I play the uke almost every day. I’ve been doing this for almost a year now, but probably not for the reasons people think. I do it because I’m not very good at, because, being not very good at it, I get to enjoy the process of becoming less bad at it. I do it because my typically habile fingers turn into sausages on the clear nylon strings and because this hamhandedness transforms me for a few minutes, into a student, a learner, an eager newbie. I do it as a lark — because my cheap plastic uke is sweet and silly and fun — and because being this bad at something others do with such astonishing ease helps make me a better teacher.
Like so many academics, I have spent time in Carol Dweck’s fixed mindset category, one of those learners who operates as if ability were a set part of identity — natural talent — rather than a new friend to be welcomed in and nurtured over time. For such people, Dweck explains, persistence can be especially challenging. We try something, suck at it, and because it doesn’t come easily, assume we lack the gene for it and move on. For us — and there are lots and lots of us in academe — there is little joy in casual amateurism. If your ego is badly bruised by the inevitable false step or off note of the novice, then why pursue new activities for fun? And remaining so safely competent, we can, of course, forget what it’s like to be unskilled, uncertain beginners.
My relationship with the uke symbolizes and exercises my desire to become comfortable with being inexpert. Of course, we’re all accustomed to leaving things in the hands of more and less capable others — the auto mechanic, the dental hygienist, the jumbo jet pilot — as a matter of survival. But the uke represents my chosen foray into playful amateurism, a place where I must rely on skilled teachers to inspire me and and show me the way. And, just as importantly, I recognize and name my own internal resistance, including my ego’s near constant craving for a quick hit of self-esteem, as I reach for my four-stringed friend. Each day the uke invites me to do something I am not good at, and know I may never be good at it, but to put in the effort nonetheless, simply because this is what I have chosen to do.
And perhaps most importantly, I come to remember that becoming an expert is not, and cannot, precisely be the point, not of playing the uke, practicing photography, learning Spanish, or of life. There will always be others better at everything I do than I am, except, of course, as Mr. Rogers taught, of being ME. And it is a tonic reminder to face that, contrary to American fantasies of being NUMBER ONE, a WINNER, and a true CHAMP, the point is not for one to be the best at every activity one deigns to undertake. Nor should it be for our students.

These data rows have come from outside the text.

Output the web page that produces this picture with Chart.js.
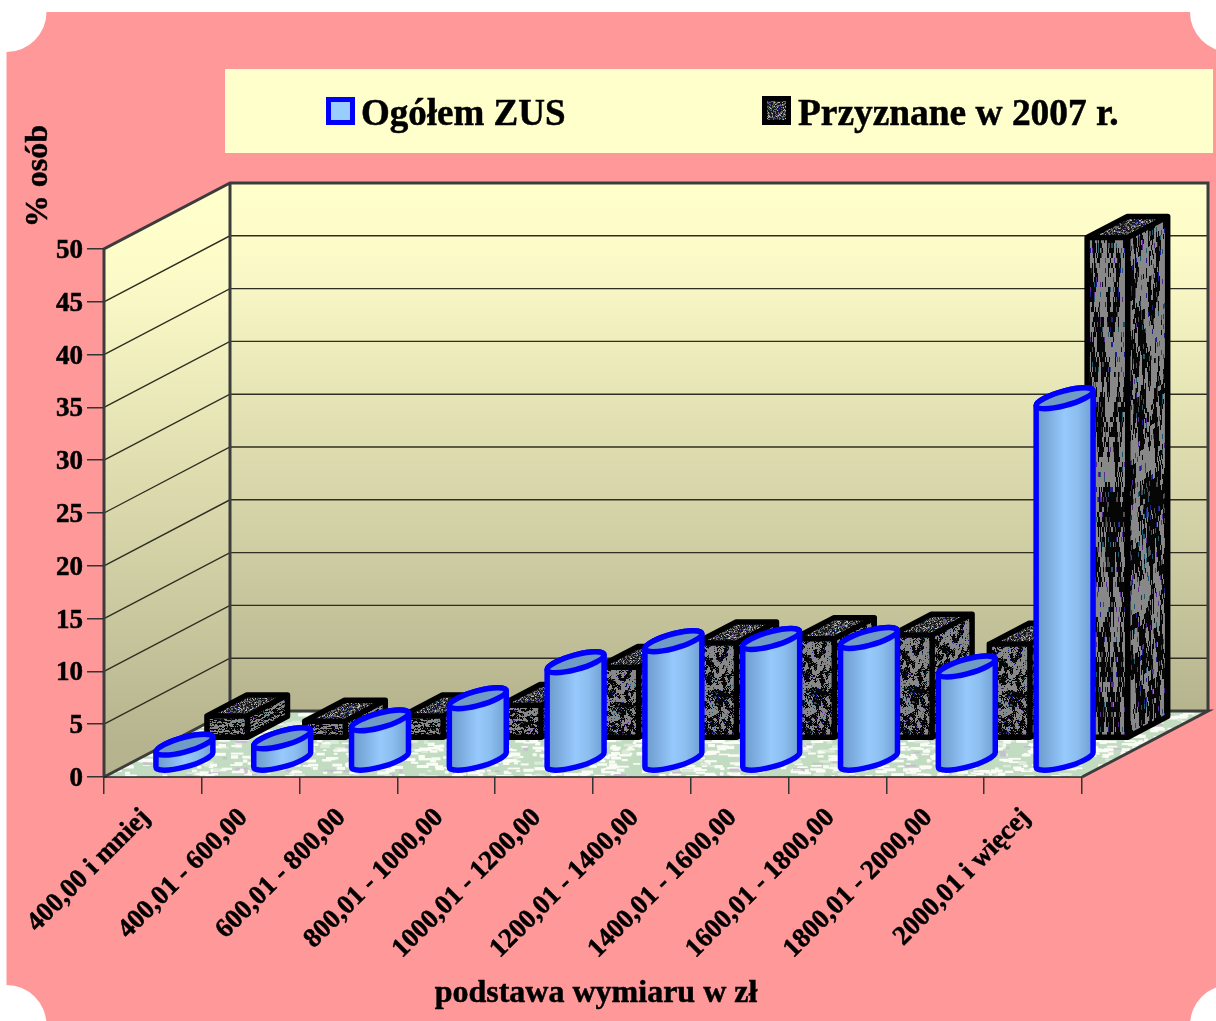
<!DOCTYPE html>
<html lang="pl">
<head>
<meta charset="utf-8">
<style>html,body{margin:0;padding:0;background:#fff}canvas{display:block}</style>
<script src="https://cdn.jsdelivr.net/npm/chart.js@4/dist/chart.umd.js"></script>
</head>
<body>
<canvas id="c" width="1216" height="1021" style="width:1216px;height:1021px"></canvas>
<script>
const categories = ['400,00 i mniej','400,01 - 600,00','600,01 - 800,00','800,01 - 1000,00','1000,01 - 1200,00','1200,01 - 1400,00','1400,01 - 1600,00','1600,01 - 1800,00','1800,01 - 2000,00','2000,01 i więcej'];
const ogolemZus = [1.5, 2.1, 3.8, 5.9, 9.3, 11.3, 11.5, 11.6, 8.9, 34.3];
const przyznane2007 = [2.1, 1.6, 2.1, 3.1, 6.7, 9.0, 9.4, 9.75, 8.9, 47.4];
const seriesNames = ['Ogółem ZUS', 'Przyznane w 2007 r.'];
const yTitleText = '% osób';
const xTitleText = 'podstawa wymiaru w zł';

const FONT = '"Liberation Serif", "Times New Roman", serif';
const DEPTH = {x: 126, y: -66};
const BAR_T = 0.59, CYL_T = 0.25, BAR_D = 0.317;

function hash(x, y) { const s = Math.sin(x * 12.9898 + y * 78.233) * 43758.5453; return s - Math.floor(s); }
function smooth(x, y, cell) {
  const fx = x / cell, fy = y / cell, ix = Math.floor(fx), iy = Math.floor(fy), tx = fx - ix, ty = fy - iy;
  const a = hash(ix, iy), b = hash(ix + 1, iy), c = hash(ix, iy + 1), d = hash(ix + 1, iy + 1);
  return (a * (1 - tx) + b * tx) * (1 - ty) + (c * (1 - tx) + d * tx) * ty;
}
function makeTexture(w, h, fine) {
  const cv = document.createElement('canvas'); cv.width = w; cv.height = h;
  const g = cv.getContext('2d'), img = g.createImageData(w, h);
  for (let y = 0; y < h; y++) for (let x = 0; x < w; x++) {
    const n = hash(x + 3.1, y + 7.7), m = smooth(x, y * 0.7, 3);
    let v = fine ? (n < .5 ? 25 : n < .9 ? 105 : 190) : (m * .8 + n * .3 > .53 ? 136 : (n > .9 ? 80 : 6));
    let r = v, gg = v, b = v;
    const k = hash(x * 1.7 + 11, y * 2.3 + 5);
    if (k > .975) { r = 90; gg = 40; b = 150; } else if (k > .95) { r = 30; gg = 90; b = 110; } else if (k > .93) { r = 30; gg = 30; b = 140; }
    const i = (y * w + x) * 4; img.data[i] = r; img.data[i + 1] = gg; img.data[i + 2] = b; img.data[i + 3] = 255;
  }
  g.putImageData(img, 0, 0); return cv;
}
const boxTex = makeTexture(40, 100, false), topTex = makeTexture(70, 30, true);

function makeFloor() {
  const cv = document.createElement('canvas'); cv.width = 1216; cv.height = 90;
  const g = cv.getContext('2d'); g.fillStyle = '#c1dcc1'; g.fillRect(0, 0, 1216, 90);
  for (let i = 0; i < 3000; i++) {
    const x = hash(i, 1.3) * 1216, y = hash(i, 2.7) * 90, w = 3 + hash(i, 3.9) * 10, h = 1.5 + hash(i, 5.1) * 2, k = hash(i, 6.3);
    g.fillStyle = k > .92 ? '#c4c0cc' : k > .15 ? '#fbfcf6' : '#dcebd8';
    g.fillRect(x, y, w, h);
  }
  return cv;
}
const floorTex = makeFloor();

function face(ctx, tex, px, py, ax, ay, bx, by) {
  ctx.save(); ctx.imageSmoothingEnabled = false;
  ctx.beginPath(); ctx.moveTo(px, py); ctx.lineTo(px + ax, py + ay); ctx.lineTo(px + ax + bx, py + ay + by); ctx.lineTo(px + bx, py + by); ctx.closePath(); ctx.clip();
  ctx.transform(ax / tex.width, ay / tex.width, bx / tex.height, by / tex.height, px, py);
  ctx.drawImage(tex, 0, 0); ctx.restore();
}

class Box3D extends Chart.BarController {
  draw() {
    const ctx = this.chart.ctx, elements = this.getMeta().data;
    const ox = DEPTH.x * BAR_T, oy = DEPTH.y * BAR_T, dx = DEPTH.x * BAR_D, dy = DEPTH.y * BAR_D;
    elements.forEach(el => {
      const w = el.width, L = el.x - w / 2 + ox, R = L + w, B = el.base + oy, T = el.y + oy;
      face(ctx, boxTex, L, T, w, 0, 0, B - T);
      face(ctx, boxTex, R, T, dx, dy, 0, B - T);
      face(ctx, topTex, L, T, w, 0, dx, dy);
      ctx.save(); ctx.strokeStyle = '#000'; ctx.lineWidth = 5.5; ctx.lineJoin = 'round';
      ctx.beginPath();
      ctx.rect(L, T, w, B - T);
      ctx.moveTo(L, T); ctx.lineTo(L + dx, T + dy); ctx.lineTo(R + dx, T + dy); ctx.lineTo(R, T);
      ctx.moveTo(R + dx, T + dy); ctx.lineTo(R + dx, B + dy); ctx.lineTo(R, B);
      ctx.stroke(); ctx.restore();
    });
  }
}
Box3D.id = 'box3d'; Box3D.defaults = Chart.BarController.defaults;

class Cylinder3D extends Chart.BarController {
  draw() {
    const ctx = this.chart.ctx, elements = this.getMeta().data;
    const ox = DEPTH.x * CYL_T, oy = DEPTH.y * CYL_T, vx = DEPTH.x * BAR_D / 2, vy = DEPTH.y * BAR_D / 2;
    elements.forEach(el => {
      const ux = el.width / 2, cx = el.x + ox, by = el.base + oy, ty = el.y + oy;
      const a0 = Math.atan2(vx, ux), a1 = a0 + Math.PI;
      const ex = ux * Math.cos(a0) + vx * Math.sin(a0), ey = vy * Math.sin(a0);
      const arcAt = (yc, from, to) => { ctx.save(); ctx.transform(ux, 0, vx, vy, cx, yc); ctx.arc(0, 0, 1, from, to, false); ctx.restore(); };
      const body = () => {
        ctx.beginPath(); ctx.moveTo(cx - ex, ty - ey); ctx.lineTo(cx - ex, by - ey);
        arcAt(by, a1, a0 + 2 * Math.PI); ctx.lineTo(cx + ex, ty + ey);
        arcAt(ty, a0, a1); ctx.closePath();
      };
      const g = ctx.createLinearGradient(cx - ex, 0, cx + ex, 0);
      g.addColorStop(0, '#6a98ca'); g.addColorStop(.5, '#97c9fc'); g.addColorStop(.72, '#8dbef0'); g.addColorStop(1, '#6f9fd2');
      ctx.save(); ctx.lineJoin = 'round'; ctx.lineWidth = 5.5; ctx.strokeStyle = '#0000ff';
      body(); ctx.fillStyle = g; ctx.fill(); ctx.stroke();
      ctx.beginPath(); arcAt(ty, 0, 2 * Math.PI); ctx.closePath(); ctx.fillStyle = '#6f9bc4'; ctx.fill(); ctx.stroke();
      ctx.restore();
    });
  }
}
Cylinder3D.id = 'cylinder3d'; Cylinder3D.defaults = Chart.BarController.defaults;
Chart.register(Box3D, Cylinder3D);

const panelPlugin = {
  id: 'panel',
  beforeDraw(chart) {
    const ctx = chart.ctx, yS = chart.scales.y, xS = chart.scales.x;
    const x0 = xS.left, x1 = xS.right, y0 = yS.bottom, yTop = yS.top, W = chart.width, H = chart.height;
    ctx.save();
    ctx.fillStyle = '#fff'; ctx.fillRect(0, 0, W, H);
    ctx.fillStyle = '#ff9999';
    ctx.beginPath();
    ctx.moveTo(46.5, 12); ctx.lineTo(1190, 12);
    ctx.arc(1230, 12, 40, Math.PI, Math.PI * 0.5, true);
    ctx.lineTo(W, 989);
    ctx.arc(1230, 1025, 40, Math.PI * 1.5, Math.PI, true);
    ctx.lineTo(46, H);
    ctx.arc(6.5, 1025, 40, Math.PI * 2, Math.PI * 1.5, true);
    ctx.lineTo(6.5, 52);
    ctx.arc(6.5, 12, 40, Math.PI * 0.5, 0, true);
    ctx.closePath(); ctx.fill();
    ctx.fillStyle = '#ffffcc'; ctx.fillRect(225, 69, 988, 84);

    const dx = DEPTH.x, dy = DEPTH.y;
    let g = ctx.createLinearGradient(0, yTop + dy, 0, y0 + dy);
    g.addColorStop(0, '#ffffcc'); g.addColorStop(.12, '#fdfcc9'); g.addColorStop(1, '#b6b48e');
    ctx.fillStyle = g; ctx.fillRect(x0 + dx, yTop + dy, x1 - x0, y0 - yTop);
    g = ctx.createLinearGradient(0, yTop + dy / 2, 0, y0 + dy / 2);
    g.addColorStop(0, '#ffffcc'); g.addColorStop(.1, '#fdfcc9'); g.addColorStop(1, '#b6b48e');
    ctx.fillStyle = g; ctx.beginPath();
    ctx.moveTo(x0, yTop); ctx.lineTo(x0 + dx, yTop + dy); ctx.lineTo(x0 + dx, y0 + dy); ctx.lineTo(x0, y0); ctx.closePath(); ctx.fill();
    ctx.save(); ctx.beginPath();
    ctx.moveTo(x0, y0); ctx.lineTo(x0 + dx, y0 + dy); ctx.lineTo(x1 + dx, y0 + dy); ctx.lineTo(x1, y0); ctx.closePath(); ctx.clip();
    ctx.drawImage(floorTex, 0, y0 + dy - 5); ctx.restore();
    ctx.strokeStyle = '#2e2e22'; ctx.lineWidth = 1.4;
    yS.ticks.forEach((t, i) => {
      if (t.value === 0 || t.value === 50) return;
      const p = yS.getPixelForTick(i);
      ctx.beginPath(); ctx.moveTo(x0, p); ctx.lineTo(x0 + dx, p + dy); ctx.lineTo(x1 + dx, p + dy); ctx.stroke();
    });
    ctx.strokeStyle = '#3c3c3c'; ctx.lineWidth = 3; ctx.lineJoin = 'miter';
    ctx.beginPath();
    ctx.moveTo(x0, y0); ctx.lineTo(x0, yTop); ctx.lineTo(x0 + dx, yTop + dy); ctx.lineTo(x1 + dx, yTop + dy); ctx.lineTo(x1 + dx, y0 + dy);
    ctx.moveTo(x0 + dx, yTop + dy); ctx.lineTo(x0 + dx, y0 + dy);
    ctx.moveTo(x0, y0); ctx.lineTo(x0 + dx, y0 + dy); ctx.lineTo(x1 + dx, y0 + dy); ctx.lineTo(x1, y0);
    ctx.stroke();
    ctx.strokeStyle = '#222'; ctx.lineWidth = 1.6; ctx.beginPath(); ctx.moveTo(x0 - 1, y0); ctx.lineTo(x1, y0); ctx.stroke();
    ctx.restore();
  },
  afterDraw(chart) {
    const ctx = chart.ctx;
    ctx.save();
    ctx.fillStyle = '#0000ff'; ctx.fillRect(326, 97, 29, 28);
    ctx.fillStyle = '#99ccff'; ctx.fillRect(331, 102, 19, 18);
    ctx.fillStyle = '#000'; ctx.fillRect(762, 96, 29, 29);
    face(ctx, topTex, 767, 101, 19, 0, 0, 19);
    ctx.fillStyle = '#000'; ctx.strokeStyle = '#000'; ctx.lineWidth = 0.5;
    ctx.font = 'bold 37px ' + FONT; ctx.textBaseline = 'alphabetic'; ctx.textAlign = 'left';
    ctx.fillText(seriesNames[0], 361, 125); ctx.strokeText(seriesNames[0], 361, 125);
    ctx.font = 'bold 37.4px ' + FONT;
    ctx.fillText(seriesNames[1], 798, 125); ctx.strokeText(seriesNames[1], 798, 125);
    ctx.font = 'bold 32px ' + FONT; ctx.textAlign = 'center';
    ctx.fillText(xTitleText, 596, 1002); ctx.strokeText(xTitleText, 596, 1002);
    ctx.translate(47, 176); ctx.rotate(-Math.PI / 2);
    ctx.fillText(yTitleText, 0, 0); ctx.strokeText(yTitleText, 0, 0);
    ctx.restore();
  }
};

new Chart(document.getElementById('c'), {
  data: {
    labels: categories,
    datasets: [
      {type: 'cylinder3d', label: seriesNames[0], data: ogolemZus, clip: false, grouped: false, categoryPercentage: 1, barPercentage: 0.415, backgroundColor: '#99ccff', borderColor: '#0000ff'},
      {type: 'box3d', label: seriesNames[1], data: przyznane2007, clip: false, grouped: false, categoryPercentage: 1, barPercentage: 0.415, backgroundColor: '#555555', borderColor: '#000000'}
    ]
  },
  plugins: [panelPlugin],
  options: {
    responsive: false, animation: false, devicePixelRatio: 1,
    layout: {padding: {left: 0, right: 134, top: 249, bottom: 0}},
    plugins: {legend: {display: false}, tooltip: {enabled: false}, title: {display: false}},
    scales: {
      x: {
        type: 'category', offset: true,
        border: {display: false},
        grid: {display: true, offset: true, drawOnChartArea: false, drawTicks: true, tickLength: 17, color: '#333', lineWidth: 1.5},
        ticks: {autoSkip: false, minRotation: 45, maxRotation: 45, padding: 8, labelOffset: -7, textStrokeColor: '#000', textStrokeWidth: 0.5, color: '#000', font: {family: FONT, weight: 'bold', size: 27}},
        title: {display: false},
        afterFit(s) { s.height = 244; s.paddingLeft = 0; s.paddingRight = 0; }
      },
      y: {
        type: 'linear', min: 0, max: 50,
        border: {display: false},
        grid: {display: true, drawOnChartArea: false, drawTicks: true, tickLength: 17, color: '#333', lineWidth: 1.5},
        ticks: {stepSize: 5, padding: 4, labelOffset: 2, textStrokeColor: '#000', textStrokeWidth: 0.5, color: '#000', font: {family: FONT, weight: 'bold', size: 27}},
        afterFit(s) { s.width = 104; s.paddingTop = 0; s.paddingBottom = 0; }
      }
    }
  }
});
</script>
</body>
</html>
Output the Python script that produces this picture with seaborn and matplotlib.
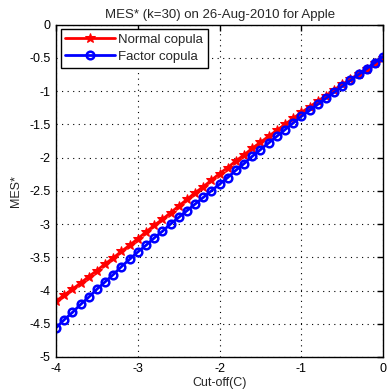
import matplotlib
matplotlib.use("Agg")
import matplotlib.pyplot as plt
import seaborn as sns
import pandas as pd
from matplotlib.ticker import FormatStrFormatter

cutoff = [-4.0, -3.9, -3.8, -3.7, -3.6, -3.5, -3.4, -3.3, -3.2, -3.1, -3.0,
          -2.9, -2.8, -2.7, -2.6, -2.5, -2.4, -2.3, -2.2, -2.1, -2.0,
          -1.9, -1.8, -1.7, -1.6, -1.5, -1.4, -1.3, -1.2, -1.1, -1.0,
          -0.9, -0.8, -0.7, -0.6, -0.5, -0.4, -0.3, -0.2, -0.1, 0.0]
normal_copula = [-4.16, -4.07, -3.98, -3.89, -3.79, -3.70, -3.60, -3.51, -3.41, -3.32, -3.22,
                 -3.12, -3.02, -2.93, -2.83, -2.73, -2.63, -2.53, -2.44, -2.34, -2.24,
                 -2.15, -2.05, -1.96, -1.86, -1.77, -1.68, -1.59, -1.50, -1.41, -1.32,
                 -1.24, -1.15, -1.07, -0.98, -0.90, -0.82, -0.74, -0.66, -0.58, -0.50]
factor_copula = [-4.56, -4.44, -4.33, -4.21, -4.10, -3.98, -3.87, -3.76, -3.64, -3.53, -3.42,
                 -3.32, -3.21, -3.11, -3.00, -2.90, -2.80, -2.70, -2.60, -2.50, -2.40,
                 -2.30, -2.19, -2.09, -1.98, -1.88, -1.78, -1.68, -1.58, -1.48, -1.38,
                 -1.29, -1.20, -1.11, -1.02, -0.93, -0.84, -0.75, -0.66, -0.57, -0.48]
x_ticks = [-4, -3, -2, -1, 0]
y_ticks = [-5, -4.5, -4, -3.5, -3, -2.5, -2, -1.5, -1, -0.5, 0]

sns.set_style("white")
plt.rcParams['font.family'] = ['Liberation Sans', 'DejaVu Sans']
plt.rcParams['axes.unicode_minus'] = False

fig = plt.figure(figsize=(3.89, 3.91), dpi=100)
ax = fig.add_axes([0.144, 0.087, 0.841, 0.850])

df_n = pd.DataFrame({"C": cutoff, "MES": normal_copula})
df_f = pd.DataFrame({"C": cutoff, "MES": factor_copula})

sns.lineplot(data=df_n, x="C", y="MES", ax=ax, color="red", linewidth=2,
             marker="*", markersize=7.5, markeredgecolor="red", markerfacecolor="red",
             label="Normal copula")
sns.lineplot(data=df_f, x="C", y="MES", ax=ax, color="blue", linewidth=2,
             marker="o", markersize=5.5, markeredgecolor="blue", markerfacecolor="none",
             markeredgewidth=1.8, label="Factor copula")

ax.set_xlim(-4, 0)
ax.set_ylim(-5, 0)
ax.set_xticks(x_ticks)
ax.set_yticks(y_ticks)
ax.yaxis.set_major_formatter(FormatStrFormatter('%g'))
ax.xaxis.set_major_formatter(FormatStrFormatter('%g'))
ax.grid(True, color="black", linestyle=(0, (1, 4)), linewidth=0.8)
ax.tick_params(direction="in", top=True, right=True, length=4, width=1,
               labelsize=9, colors="black", pad=4)
for s in ax.spines.values():
    s.set_visible(True)
    s.set_color("black")
    s.set_linewidth(1)
ax.set_xlabel("Cut-off(C)", fontsize=9, labelpad=2)
ax.set_ylabel("MES*", fontsize=9, labelpad=5)
ax.set_title("MES* (k=30) on 26-Aug-2010 for Apple", fontsize=9.5, pad=5)

leg = ax.legend(loc="upper left", fontsize=9.5, frameon=True, fancybox=False,
                edgecolor="black", borderaxespad=0.35, handlelength=3.8,
                borderpad=0.35, labelspacing=0.35, handletextpad=0.2)
leg.get_frame().set_linewidth(1)
leg.get_frame().set_alpha(1)

fig.savefig("out.png", dpi=100)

Can I embrace mediocrity and failure without abandoning hard work and ambition to improve? I think I can and I have the uke to thank for the insight. In some sense I now engage in healthy magical thinking. I make the commitment to repetition that learning the uke requires. I pick it up each day as a matter of course, give it a quick tune and then ten or fifteen minutes of this or that lesson. I do not, for the most part, stop to ponder my level of improvement, or fantasize either about how I will or will never be a virtuoso. I just pick the damn thing up and bang away at it, trusting, in the background, that the spirit of repetition will carry me through. My real success, then, is in developing a kind of “grit,” much more than becoming a great musician. It is not, in fact, so different from how I go about cleaning my house, maintaining my bicycles, or writing this blog.
I do get better at it, of course, but my improvement is more a byproduct of the mundane habit than the goal. I am not, then, that person who aspires to be good at the uke but simply one with a daily habit that involves this little guy. And it impacts my teaching. These days I focus much more on encouraging my students to develop unsexy, repetitious practices than on fanning the flames of their incipient and erratic brilliance. Some would say that the point is to see life as a marathon and not a sprint, and that is part of it. But for me life has become not even a marathon but a kind of meandering walk in which it is the rhythm of both the steps and stops — and not whether one runs or crawls or even “finishes” — that count. If there is a finish line, then I do not think much about it. The joy these days is in the journey but in the “failed” parts of the journey just as much as the successful ones.
For the first few years I lived in this house, I watched a a rangy, craggy old gentleman inch his way around my block with a walker each day, sometimes followed by an equally arthritic and grizzled black Lab. Their regularity and tenacity were somehow spellbinding. I came to see, not a failing old man, curved and pathetic in his final years, but a living representation of how to persevere. All our talk of objectives, goals and outcomes is well and good — and for teachers there is tons of such rhetoric — but it would be an insult to describe the value of this man’s walk in such terms. He didn’t get better — he just stopped coming one day — but it is with both admiration and gratitude that I remember him now.